Two distinguished scientists from the UK Centre for Ecology & Hydrology (UKCEH) have received awards from the British Ecological Society (BES).

Professor Helen Roy has been recognised for her public engagement work, while Dr David Odee has been honoured for his contributions to ecological research in Africa. They were among 11 ecologists who received annual awards from BES, the world’s oldest ecological society, because they have benefited the scientific community and society in general.

Professor Roy, who received the Ecological Engagement Award, has led several major citizen science initiatives involving tens of thousands of people including the UK Ladybird Survey and EDF Energy Big Bumblebee Discovery.  She is often interviewed by the media on ecological matters and regularly takes part in public events to communicate the science and share her love of the natural world.

Professor Roy leads international teams carrying out research into invasive non-native species, and is currently leading a global assessment of the threat they pose to wildlife and humans, for the Intergovernmental Panel on Biodiversity and Ecosystem Services (IPBES). She received an MBE in 2018 for her outstanding service to biodiversity research and citizen science, and was recently elected President of the Royal Entomological Society.

Professor Roy, who sits on working groups that oversee BES’s public engagement initiatives, says: “There are so many captivating ecological stories and it has been such a pleasure for me to collaborate with so many people to share my excitement and wonder for our natural world - hopefully others have enjoyed it too! I am fascinated by the interactions between insects and other species. I also enjoy science communication and public engagement with research which led to my interest in citizen science. 

“I am so proud to be a member of the British Ecological Society and this recognition is an incredible honour for me.”

It has been such a pleasure for me to collaborate with so many people to share my excitement and wonder for our natural world - Professor Helen Roy

Dr Odee, who is Chief Research Scientist at the Kenyan Forestry Research Institute and a Visiting Research Fellow at UKCEH, has been given the Marsh Award for Ecologists in Africa by BES. This prize aims to celebrate the significant scientific achievements of African ecologists and raise their profile in the UK.

Dr Odee has worked extensively on the impact that human activity can have on the genetic diversity of trees and how species can benefit agriculture in order to improve the livelihoods of African foresters and farmers. He has also played an active role in developing young scientists in Kenya.

“I was raised in a smallholder farming community in western Kenya and this first-hand awareness of the myriad of challenges facing these farmers is one of the reasons that naturally led me to my vocation. The available huge diversity of under-used or undomesticated tree species have the potential to secure and improve the livelihoods and wellbeing of the smallholder farmers,” says Dr Odee.
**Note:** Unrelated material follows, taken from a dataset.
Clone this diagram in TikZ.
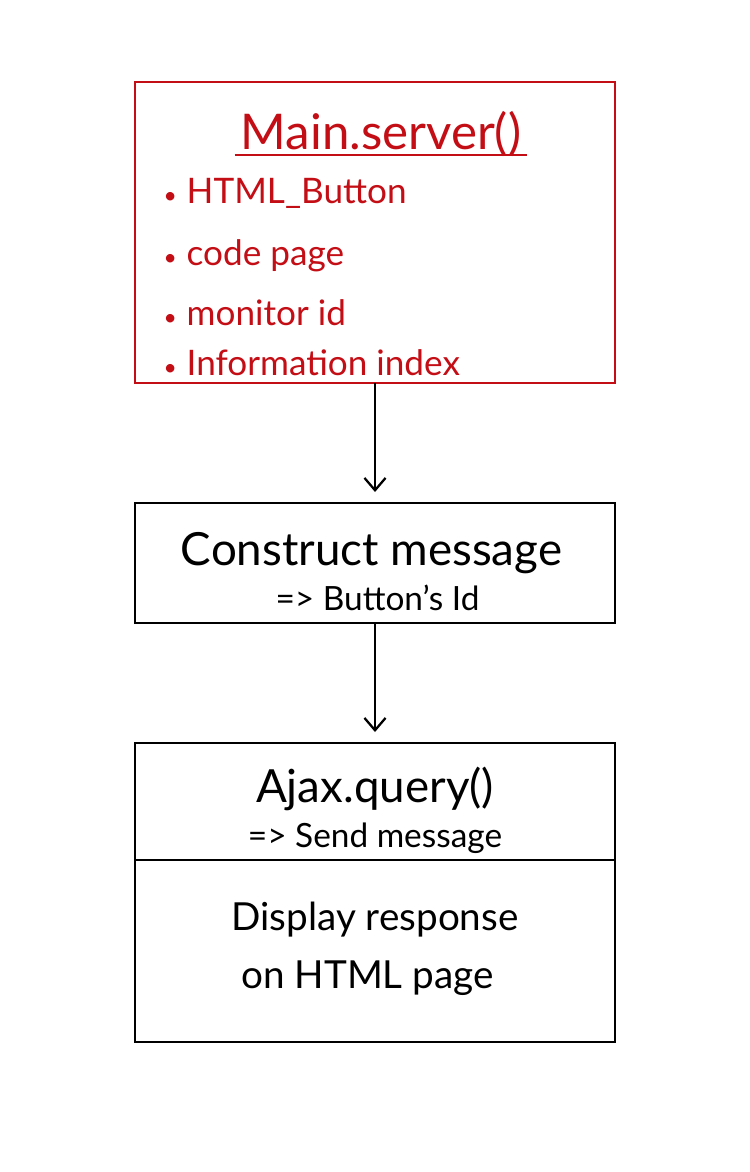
\documentclass[tikz,border=0pt]{standalone}
\usepackage{fontspec}
\setmainfont{Lato}
\usepackage{xcolor}
\usetikzlibrary{arrows.meta, positioning, calc}
\definecolor{serverred}{RGB}{196,14,22}

\begin{document}
\begin{tikzpicture}[
  box/.style={draw, line width=1.3pt, minimum width=9.6cm, inner sep=0pt, outer sep=0pt},
  title/.style={anchor=base, font=\fontsize{26}{30}\selectfont},
  sub/.style={anchor=base, font=\fontsize{19}{22}\selectfont},
  disp/.style={anchor=base, font=\fontsize{22}{26}\selectfont},
  item/.style={anchor=base west, text=serverred, font=\fontsize{20}{24}\selectfont},
  flow/.style={draw, line width=1.3pt, -{Straight Barb[length=7pt,width=12pt]}, shorten >=0.22cm}
]
\useasboundingbox (0,0) rectangle (14.98,-23.44);

% the four boxes
\node[box, draw=serverred, minimum height=6.02cm] (server) at (7.5,-4.65) {};
\node[box, minimum height=2.4cm, below=2.4cm of server] (construct) {};
\node[box, minimum height=2.34cm, below=2.4cm of construct] (ajax) {};
\node[box, minimum height=3.64cm, below=0pt of ajax] (display) {};

% server contents
\node[title, text=serverred, font=\fontsize{28}{32}\selectfont] (srvtitle) at ($(server.north)+(0.12,-1.36)$) {Main.server()};
\draw[serverred, line width=1.1pt] ([yshift=-3pt]srvtitle.base west) -- ([yshift=-3pt]srvtitle.base east);
\foreach \txt/\dy [count=\i] in {HTML\_Button/2.42, code page/3.66, monitor id/4.86, Information index/5.86}
  \node[item] (item\i) at ($(server.north west)+(0.45,-\dy)$)
    {\makebox[0.46cm][l]{\fontsize{13}{13}\selectfont\textbullet}\txt};

% message and query
\node[title] (constructtxt) at ($(construct.north)+(-0.07,-1.24)$) {Construct message};
\node[sub] (constructsub) at ($(construct.north)+(0.05,-2.14)$) {=> Button's Id};
\node[title] (ajaxtxt) at ($(ajax.north)+(0,-1.18)$) {Ajax.query()};
\node[sub] (ajaxsub) at ($(ajax.north)+(0,-2.08)$) {=> Send message};
\node[disp] (disptxt) at ($(display.north)+(0,-1.4)$) {Display response};
\node[disp] (dispsub) at ($(display.north)+(-0.15,-2.56)$) {on HTML page};

\draw[flow] (server) -- (construct);
\draw[flow] (construct) -- (ajax);
\end{tikzpicture}
\end{document}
“I am deeply honoured to win this award. Recognition by BES and my peers is most humbling and encourages me to re-double efforts and continue to shine the spotlight on African ecological research. The ultimate goal is to enhance the social-ecological resilience and sustainability of African communities in the face of a rapidly changing climate.”

Recognition by BES and my peers is most humbling and encourages me to continue to shine the spotlight on African ecological research - Dr David Odee

Founded in 1913, BES promotes the study of ecology through its six academic journals, conferences, grants, education initiatives and policy work. It has 6,000 members from more than 120 different countries.

The society’s president, Professor Jane Memmott, says: “I am delighted to offer my congratulations to the winners of this year’s BES awards for their exceptional contributions to ecology. Each year these prizes recognise and celebrate the exceptional contributions of individuals to advancing ecology and communicating its importance for society.”

The winners will be presented with their prizes at the society’s annual conference in December 2021. There is a full list on the BES website.